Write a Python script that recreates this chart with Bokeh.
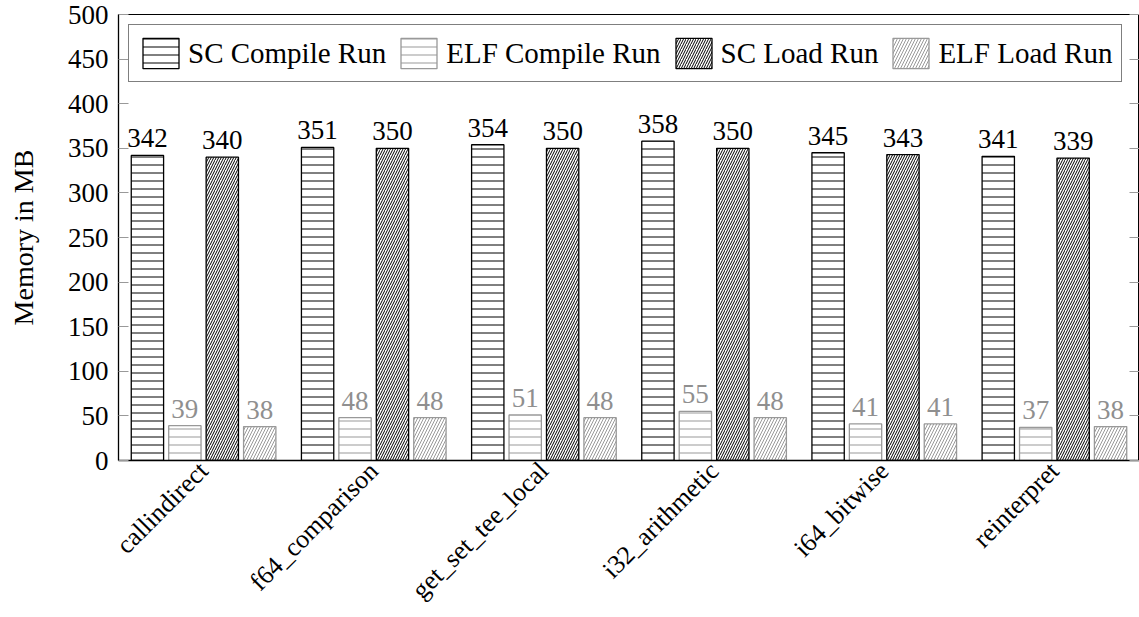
import math
from bokeh.plotting import figure
from bokeh.models import (ColumnDataSource, Range1d, FactorRange, LinearAxis,
                          FixedTicker, LabelSet, Legend, LegendItem)
from bokeh.transform import dodge
from bokeh.embed import file_html
from bokeh.resources import INLINE

# ---------------- data ----------------
benchmarks = ["callindirect", "f64_comparison", "get_set_tee_local",
              "i32_arithmetic", "i64_bitwise", "reinterpret"]
sc_compile = [342, 351, 354, 358, 345, 341]
elf_compile = [39, 48, 51, 55, 41, 37]
sc_load = [340, 350, 350, 350, 343, 339]
elf_load = [38, 48, 48, 48, 41, 38]
series_names = ["SC Compile Run", "ELF Compile Run", "SC Load Run", "ELF Load Run"]
y_ticks = list(range(0, 501, 50))

FONT = "Liberation Serif"
BLACK = "#000000"
GRAY = "#999999"
LABEL_GRAY = "#8f8f8f"

src = ColumnDataSource(dict(
    name=benchmarks,
    sc_compile=sc_compile, elf_compile=elf_compile,
    sc_load=sc_load, elf_load=elf_load,
    sc_compile_t=[str(v) for v in sc_compile],
    elf_compile_t=[str(v) for v in elf_compile],
    sc_load_t=[str(v) for v in sc_load],
    elf_load_t=[str(v) for v in elf_load],
))

p = figure(width=1139, height=617,
           x_range=FactorRange(factors=benchmarks), y_range=Range1d(0, 500),
           output_backend="svg", toolbar_location=None,
           min_border_left=118, min_border_right=0,
           min_border_top=14, min_border_bottom=156)
p.background_fill_color = "white"
p.border_fill_color = "white"
p.outline_line_color = BLACK
p.outline_line_width = 1
p.xgrid.visible = False
p.ygrid.visible = False

series = [
    ("sc_compile", -0.33, BLACK, "horizontal_line", 8, BLACK),
    ("elf_compile", -0.11, GRAY, "horizontal_line", 8, LABEL_GRAY),
    ("sc_load", 0.11, BLACK, "right_diagonal_line", 5, BLACK),
    ("elf_load", 0.33, GRAY, "right_diagonal_line", 6, LABEL_GRAY),
]

items = []
for (field, off, color, hatch, hscale, tcolor), nm in zip(series, series_names):
    r = p.vbar(x=dodge("name", off, range=p.x_range), top=field, bottom=0,
               width=0.19, source=src,
               fill_color="white", line_color=color, line_width=1.3,
               hatch_pattern=hatch, hatch_color=color, hatch_scale=hscale,
               hatch_weight=1)
    items.append(LegendItem(label=nm, renderers=[r]))
    lbl = LabelSet(x=dodge("name", off, range=p.x_range), y=field,
                   text=field + "_t", source=src,
                   text_align="center", text_baseline="bottom", y_offset=8,
                   text_font=FONT, text_font_size="27px", text_color=tcolor)
    p.add_layout(lbl)

# x axis (categories, rotated)
p.xaxis.major_label_orientation = math.pi / 4
p.xaxis.major_label_text_font = FONT
p.xaxis.major_label_text_font_size = "26px"
p.xaxis.major_label_text_color = BLACK
p.xaxis.major_label_standoff = 6
p.xaxis.major_tick_line_color = None
p.xaxis.major_tick_in = 0
p.xaxis.major_tick_out = 0
p.xaxis.minor_tick_line_color = None
p.xaxis.axis_line_color = BLACK
p.xaxis.axis_line_width = 1.3

# y axis
p.yaxis.ticker = FixedTicker(ticks=y_ticks)
p.yaxis.major_tick_in = 10
p.yaxis.major_tick_out = 0
p.yaxis.major_tick_line_color = GRAY
p.yaxis.minor_tick_line_color = None
p.yaxis.axis_line_color = BLACK
p.yaxis.axis_line_width = 1.3
p.yaxis.major_label_text_font = FONT
p.yaxis.major_label_text_font_size = "27px"
p.yaxis.major_label_text_color = BLACK
p.yaxis.major_label_standoff = 10
p.yaxis.axis_label = "Memory in MB"
p.yaxis.axis_label_text_font = FONT
p.yaxis.axis_label_text_font_size = "28px"
p.yaxis.axis_label_text_font_style = "normal"
p.yaxis.axis_label_text_color = BLACK
p.yaxis.axis_label_standoff = 26

r_axis = LinearAxis(ticker=FixedTicker(ticks=y_ticks),
                    major_label_overrides={t: "" for t in y_ticks},
                    major_tick_in=10, major_tick_out=0,
                    major_tick_line_color=GRAY,
                    minor_tick_line_color=None, axis_line_color=None,
                    major_label_standoff=0)
p.add_layout(r_axis, "right")

legend = Legend(items=items, orientation="horizontal", location="top_left",
                margin=10, padding=9, spacing=10, label_standoff=5,
                glyph_width=45, glyph_height=38,
                label_text_font=FONT, label_text_font_size="29px",
                label_text_color=BLACK,
                border_line_color=BLACK, border_line_width=1.2,
                background_fill_color="white", background_fill_alpha=1)
p.add_layout(legend)

open("out.html", "w").write(file_html(p, INLINE))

※ ※ ※

Exercise -> Omit the pictures and reproduce the listing exactly.

The response ->
Write a Python script that recreates this chart with Bokeh.
import math
from bokeh.plotting import figure
from bokeh.models import (ColumnDataSource, Range1d, FactorRange, LinearAxis,
                          FixedTicker, LabelSet, Legend, LegendItem)
from bokeh.transform import dodge
from bokeh.embed import file_html
from bokeh.resources import INLINE

# ---------------- data ----------------
benchmarks = ["callindirect", "f64_comparison", "get_set_tee_local",
              "i32_arithmetic", "i64_bitwise", "reinterpret"]
sc_compile = [342, 351, 354, 358, 345, 341]
elf_compile = [39, 48, 51, 55, 41, 37]
sc_load = [340, 350, 350, 350, 343, 339]
elf_load = [38, 48, 48, 48, 41, 38]
series_names = ["SC Compile Run", "ELF Compile Run", "SC Load Run", "ELF Load Run"]
y_ticks = list(range(0, 501, 50))

FONT = "Liberation Serif"
BLACK = "#000000"
GRAY = "#999999"
LABEL_GRAY = "#8f8f8f"

src = ColumnDataSource(dict(
    name=benchmarks,
    sc_compile=sc_compile, elf_compile=elf_compile,
    sc_load=sc_load, elf_load=elf_load,
    sc_compile_t=[str(v) for v in sc_compile],
    elf_compile_t=[str(v) for v in elf_compile],
    sc_load_t=[str(v) for v in sc_load],
    elf_load_t=[str(v) for v in elf_load],
))

p = figure(width=1139, height=617,
           x_range=FactorRange(factors=benchmarks), y_range=Range1d(0, 500),
           output_backend="svg", toolbar_location=None,
           min_border_left=118, min_border_right=0,
           min_border_top=14, min_border_bottom=156)
p.background_fill_color = "white"
p.border_fill_color = "white"
p.outline_line_color = BLACK
p.outline_line_width = 1
p.xgrid.visible = False
p.ygrid.visible = False

series = [
    ("sc_compile", -0.33, BLACK, "horizontal_line", 8, BLACK),
    ("elf_compile", -0.11, GRAY, "horizontal_line", 8, LABEL_GRAY),
    ("sc_load", 0.11, BLACK, "right_diagonal_line", 5, BLACK),
    ("elf_load", 0.33, GRAY, "right_diagonal_line", 6, LABEL_GRAY),
]

items = []
for (field, off, color, hatch, hscale, tcolor), nm in zip(series, series_names):
    r = p.vbar(x=dodge("name", off, range=p.x_range), top=field, bottom=0,
               width=0.19, source=src,
               fill_color="white", line_color=color, line_width=1.3,
               hatch_pattern=hatch, hatch_color=color, hatch_scale=hscale,
               hatch_weight=1)
    items.append(LegendItem(label=nm, renderers=[r]))
    lbl = LabelSet(x=dodge("name", off, range=p.x_range), y=field,
                   text=field + "_t", source=src,
                   text_align="center", text_baseline="bottom", y_offset=8,
                   text_font=FONT, text_font_size="27px", text_color=tcolor)
    p.add_layout(lbl)

# x axis (categories, rotated)
p.xaxis.major_label_orientation = math.pi / 4
p.xaxis.major_label_text_font = FONT
p.xaxis.major_label_text_font_size = "26px"
p.xaxis.major_label_text_color = BLACK
p.xaxis.major_label_standoff = 6
p.xaxis.major_tick_line_color = None
p.xaxis.major_tick_in = 0
p.xaxis.major_tick_out = 0
p.xaxis.minor_tick_line_color = None
p.xaxis.axis_line_color = BLACK
p.xaxis.axis_line_width = 1.3

# y axis
p.yaxis.ticker = FixedTicker(ticks=y_ticks)
p.yaxis.major_tick_in = 10
p.yaxis.major_tick_out = 0
p.yaxis.major_tick_line_color = GRAY
p.yaxis.minor_tick_line_color = None
p.yaxis.axis_line_color = BLACK
p.yaxis.axis_line_width = 1.3
p.yaxis.major_label_text_font = FONT
p.yaxis.major_label_text_font_size = "27px"
p.yaxis.major_label_text_color = BLACK
p.yaxis.major_label_standoff = 10
p.yaxis.axis_label = "Memory in MB"
p.yaxis.axis_label_text_font = FONT
p.yaxis.axis_label_text_font_size = "28px"
p.yaxis.axis_label_text_font_style = "normal"
p.yaxis.axis_label_text_color = BLACK
p.yaxis.axis_label_standoff = 26

r_axis = LinearAxis(ticker=FixedTicker(ticks=y_ticks),
                    major_label_overrides={t: "" for t in y_ticks},
                    major_tick_in=10, major_tick_out=0,
                    major_tick_line_color=GRAY,
                    minor_tick_line_color=None, axis_line_color=None,
                    major_label_standoff=0)
p.add_layout(r_axis, "right")

legend = Legend(items=items, orientation="horizontal", location="top_left",
                margin=10, padding=9, spacing=10, label_standoff=5,
                glyph_width=45, glyph_height=38,
                label_text_font=FONT, label_text_font_size="29px",
                label_text_color=BLACK,
                border_line_color=BLACK, border_line_width=1.2,
                background_fill_color="white", background_fill_alpha=1)
p.add_layout(legend)

open("out.html", "w").write(file_html(p, INLINE))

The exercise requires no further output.